For many Afro-Chinese-Caribbeans, tracking down the Chinese side of their family offers the best hope for learning anything about their ancestry. “I began researching the African side of my family long before the Chinese one,” Paula Madison said. “But I know much more about my Chinese grandfather than my African family. Why? Because of that ugly institution called slavery.”
Among the people taking notes at the conference was a woman in her 50s, wearing a red silk Chinese-style jacket. Later, over a lunch of oxtail stew in Chinatown, the woman, a psychiatric nurse practitioner named Carole Chin, said that like Ricky Hoyen, she had moved to the U.S. from Jamaica as a child, when her mother immigrated as a healthcare worker. She had visited China for the first time a few years earlier, and hoped to someday track down the village where her Chinese great-grandfather came from. She had a copy of his birth certificate, but felt stymied by the task of figuring out the characters of his Chinese name. She also mentioned that her desire to learn her family’s history was spurred in part by the death of her brother. Hoyen, too, had said that he felt compelled to attend the conference because his aunt—the person who had been the family historian, whom everyone went to with questions about the past—had died.
“I think to my relatives in Jamaica, it’s not interesting, because they’re used to it,” Chin said. “For them it’s like, yeah there are Chinese people here, we’re intermarried with Chinese—so what?

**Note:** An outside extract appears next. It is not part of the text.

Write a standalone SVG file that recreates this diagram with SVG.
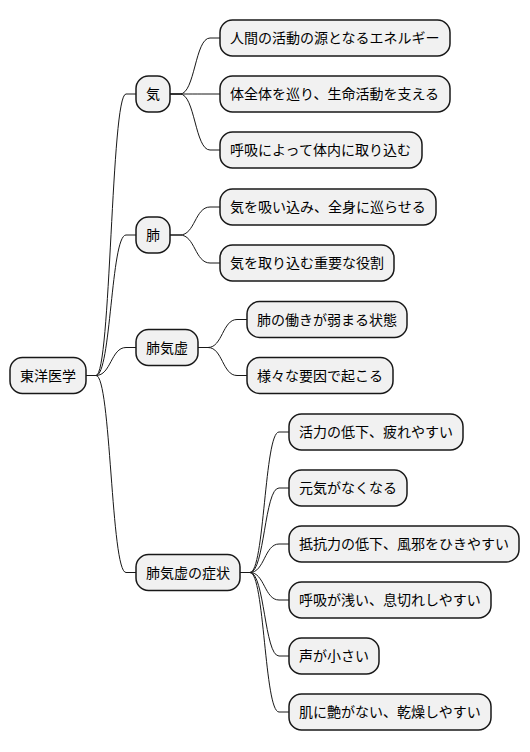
<svg xmlns="http://www.w3.org/2000/svg" width="530" height="752" viewBox="0 0 530 752">
<style>
.n rect{fill:#F1F1F1;stroke:#181818;stroke-width:1.5}
.n text{font-family:"Noto Sans CJK JP","Noto Sans",sans-serif;font-size:14px;fill:#000}
.c path{fill:none;stroke:#181818;stroke-width:1}
</style>
<rect width="530" height="752" fill="#FFFFFF"/>
<g class="c">
<path d="M86,375.5 L96,375.5 C111,375.5 111,94 126,94 L136,94"/>
<path d="M86,375.5 L96,375.5 C111,375.5 111,235 126,235 L136,235"/>
<path d="M86,375.5 L96,375.5 C111,375.5 111,347.5 126,347.5 L136,347.5"/>
<path d="M86,375.5 L96,375.5 C111,375.5 111,572.5 126,572.5 L136,572.5"/>
<path d="M170,94 L180,94 C195,94 195,38 210,38 L220,38"/>
<path d="M170,94 L180,94 C195,94 195,94 210,94 L220,94"/>
<path d="M170,94 L180,94 C195,94 195,150 210,150 L220,150"/>
<path d="M170,235 L180,235 C195,235 195,207 210,207 L220,207"/>
<path d="M170,235 L180,235 C195,235 195,263 210,263 L220,263"/>
<path d="M198,347.5 L208,347.5 C222.5,347.5 222.5,319.5 237,319.5 L247,319.5"/>
<path d="M198,347.5 L208,347.5 C222.5,347.5 222.5,375.5 237,375.5 L247,375.5"/>
<path d="M240,572.5 L250,572.5 C264.5,572.5 264.5,432 279,432 L289,432"/>
<path d="M240,572.5 L250,572.5 C264.5,572.5 264.5,488 279,488 L289,488"/>
<path d="M240,572.5 L250,572.5 C264.5,572.5 264.5,544 279,544 L289,544"/>
<path d="M240,572.5 L250,572.5 C264.5,572.5 264.5,600 279,600 L289,600"/>
<path d="M240,572.5 L250,572.5 C264.5,572.5 264.5,656 279,656 L289,656"/>
<path d="M240,572.5 L250,572.5 C264.5,572.5 264.5,712 279,712 L289,712"/>
</g>
<g id="root" class="n"><rect x="10" y="357.5" width="76" height="36" rx="12.5"/><text x="20" y="380.5">東洋医学</text></g>
<g id="ki" class="n"><rect x="136" y="76" width="34" height="36" rx="12.5"/><text x="146" y="99">気</text></g>
<g id="ki1" class="n"><rect x="220" y="20" width="230" height="36" rx="12.5"/><text x="230" y="43">人間の活動の源となるエネルギー</text></g>
<g id="ki2" class="n"><rect x="220" y="76" width="230" height="36" rx="12.5"/><text x="230" y="99">体全体を巡り、生命活動を支える</text></g>
<g id="ki3" class="n"><rect x="220" y="132" width="202" height="36" rx="12.5"/><text x="230" y="155">呼吸によって体内に取り込む</text></g>
<g id="hai" class="n"><rect x="136" y="217" width="34" height="36" rx="12.5"/><text x="146" y="240">肺</text></g>
<g id="hai1" class="n"><rect x="220" y="189" width="216" height="36" rx="12.5"/><text x="230" y="212">気を吸い込み、全身に巡らせる</text></g>
<g id="hai2" class="n"><rect x="220" y="245" width="174" height="36" rx="12.5"/><text x="230" y="268">気を取り込む重要な役割</text></g>
<g id="haikikyo" class="n"><rect x="136" y="329.5" width="62" height="36" rx="12.5"/><text x="146" y="352.5">肺気虚</text></g>
<g id="hk1" class="n"><rect x="247" y="301.5" width="160" height="36" rx="12.5"/><text x="257" y="324.5">肺の働きが弱まる状態</text></g>
<g id="hk2" class="n"><rect x="247" y="357.5" width="146" height="36" rx="12.5"/><text x="257" y="380.5">様々な要因で起こる</text></g>
<g id="shojo" class="n"><rect x="136" y="554.5" width="104" height="36" rx="12.5"/><text x="146" y="577.5">肺気虚の症状</text></g>
<g id="s1" class="n"><rect x="289" y="414" width="174" height="36" rx="12.5"/><text x="299" y="437">活力の低下、疲れやすい</text></g>
<g id="s2" class="n"><rect x="289" y="470" width="118" height="36" rx="12.5"/><text x="299" y="493">元気がなくなる</text></g>
<g id="s3" class="n"><rect x="289" y="526" width="230" height="36" rx="12.5"/><text x="299" y="549">抵抗力の低下、風邪をひきやすい</text></g>
<g id="s4" class="n"><rect x="289" y="582" width="202" height="36" rx="12.5"/><text x="299" y="605">呼吸が浅い、息切れしやすい</text></g>
<g id="s5" class="n"><rect x="289" y="638" width="90" height="36" rx="12.5"/><text x="299" y="661">声が小さい</text></g>
<g id="s6" class="n"><rect x="289" y="694" width="202" height="36" rx="12.5"/><text x="299" y="717">肌に艶がない、乾燥しやすい</text></g>
</svg>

It’s those of us who have left who are curious. Because we’re all in America and feeling different.” She also spoke glowingly about her experience at the Hakka Conference. “I’m a New Yorker, so I go to Chinatown all the time,” she said. But the conference activities had made her feel more connected to a neighborhood—and city—that for more than a century, has served as a crossroads of migration from around the world. “I feel like it’s my home now,” she said. “I really feel like: this is my place.”